If a person is charged with more than one violation of identity theft or aggravated identity theft and those violations may be tried in more than one county, any of those counties is a proper venue for all of the violations.

(Source: P.A. 95-331, eff. 8-21-07; 96-1551, eff. 7-1-11.)

Section 1-8. Order of Protection; Status

(720 ILCS 5/1-8) (from Ch. 38, par. 1-8)

Whenever relief sought under this Code is based on allegations of domestic violence, as defined in the Illinois Domestic Violence Act of 1986, the court, before granting relief, shall determine whether any order of protection has previously been entered in the instant proceeding or any other proceeding in which any party, or a child of any party, or both, if relevant, has been designated as either a respondent or a protected person.

(Source: P.A. 87-743.)

Article 2
General Definitions

Section 2-0.5. Definitions

(720 ILCS 5/2-0.5) (was 720 ILCS 5/2-.5)

For the purposes of this Code, the words and phrases described in this Article have the meanings designated in this Article, except when a particular context clearly requires a different meaning.

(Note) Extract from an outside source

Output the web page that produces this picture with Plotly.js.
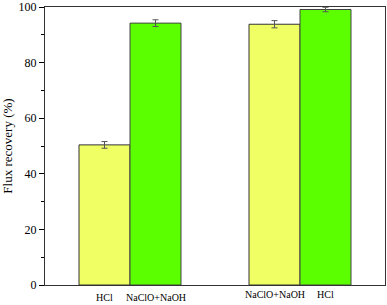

(Source: P.A. 95-331, eff. 8-21-07.)

Section 2-1. "acquittal".

(720 ILCS 5/2-1) (from Ch. 38, par. 2-1)

"Acquittal" means a verdict or finding of not guilty of an offense, rendered by a legally constituted jury or by a court of competent jurisdiction authorized to try the case without a jury.

(Source: Laws 1961, p. 1983.)

Section 2-2. "act".

(720 ILCS 5/2-2) (from Ch. 38, par. 2-2)

"Act" includes a failure or omission to take action.